● **Do this**:
Take every line from the first down to the line with "627, bottom: 423" and set it down exactly, without the pictures.

● **Material**:
= = = =

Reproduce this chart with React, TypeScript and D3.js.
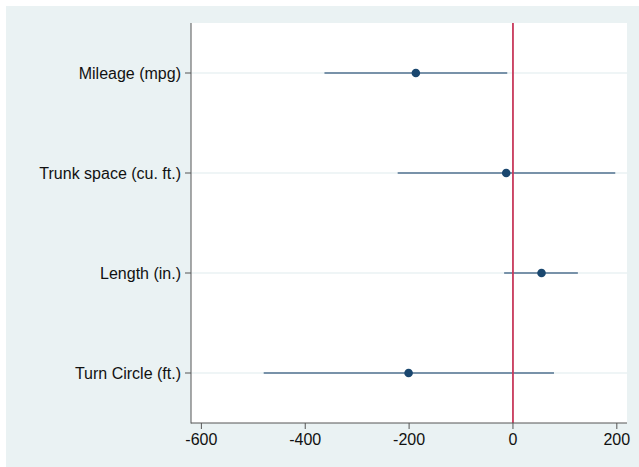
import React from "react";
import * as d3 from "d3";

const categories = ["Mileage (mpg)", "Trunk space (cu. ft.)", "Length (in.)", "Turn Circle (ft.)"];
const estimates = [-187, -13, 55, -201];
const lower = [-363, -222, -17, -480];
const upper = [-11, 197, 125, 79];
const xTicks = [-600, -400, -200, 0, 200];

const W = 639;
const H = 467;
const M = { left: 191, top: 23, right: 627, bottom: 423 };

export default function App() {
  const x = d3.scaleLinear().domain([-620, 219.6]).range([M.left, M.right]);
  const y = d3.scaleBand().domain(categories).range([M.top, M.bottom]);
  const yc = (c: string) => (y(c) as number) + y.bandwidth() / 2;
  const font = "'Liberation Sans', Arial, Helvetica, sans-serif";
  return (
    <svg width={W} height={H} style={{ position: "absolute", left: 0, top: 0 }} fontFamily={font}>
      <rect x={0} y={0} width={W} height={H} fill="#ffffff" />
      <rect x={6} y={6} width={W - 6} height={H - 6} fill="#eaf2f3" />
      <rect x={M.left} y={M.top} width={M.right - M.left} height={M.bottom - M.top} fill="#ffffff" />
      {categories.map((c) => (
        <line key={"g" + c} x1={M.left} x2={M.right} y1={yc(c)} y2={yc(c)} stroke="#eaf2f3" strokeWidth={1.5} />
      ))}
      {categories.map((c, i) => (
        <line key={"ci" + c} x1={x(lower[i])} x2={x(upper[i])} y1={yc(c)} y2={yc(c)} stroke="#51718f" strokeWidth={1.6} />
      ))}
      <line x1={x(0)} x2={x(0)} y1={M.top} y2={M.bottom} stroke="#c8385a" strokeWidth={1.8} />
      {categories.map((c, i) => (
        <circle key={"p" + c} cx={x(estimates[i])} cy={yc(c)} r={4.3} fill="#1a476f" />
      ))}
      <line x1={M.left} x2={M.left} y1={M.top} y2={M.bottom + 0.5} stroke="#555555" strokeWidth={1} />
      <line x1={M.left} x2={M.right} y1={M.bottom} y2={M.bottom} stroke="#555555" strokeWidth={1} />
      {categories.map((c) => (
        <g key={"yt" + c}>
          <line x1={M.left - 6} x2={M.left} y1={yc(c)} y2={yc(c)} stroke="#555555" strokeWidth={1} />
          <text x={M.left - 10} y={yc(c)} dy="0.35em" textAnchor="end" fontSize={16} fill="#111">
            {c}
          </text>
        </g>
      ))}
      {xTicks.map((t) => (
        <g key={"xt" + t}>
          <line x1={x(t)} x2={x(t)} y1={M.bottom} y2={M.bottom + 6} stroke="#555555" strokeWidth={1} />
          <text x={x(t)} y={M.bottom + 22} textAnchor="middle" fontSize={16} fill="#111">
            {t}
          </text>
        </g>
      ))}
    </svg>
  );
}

= = = =

● **Output below**:
Reproduce this chart with React, TypeScript and D3.js.
import React from "react";
import * as d3 from "d3";

const categories = ["Mileage (mpg)", "Trunk space (cu. ft.)", "Length (in.)", "Turn Circle (ft.)"];
const estimates = [-187, -13, 55, -201];
const lower = [-363, -222, -17, -480];
const upper = [-11, 197, 125, 79];
const xTicks = [-600, -400, -200, 0, 200];

const W = 639;
const H = 467;
const M = { left: 191, top: 23, right: 627, bottom: 423 };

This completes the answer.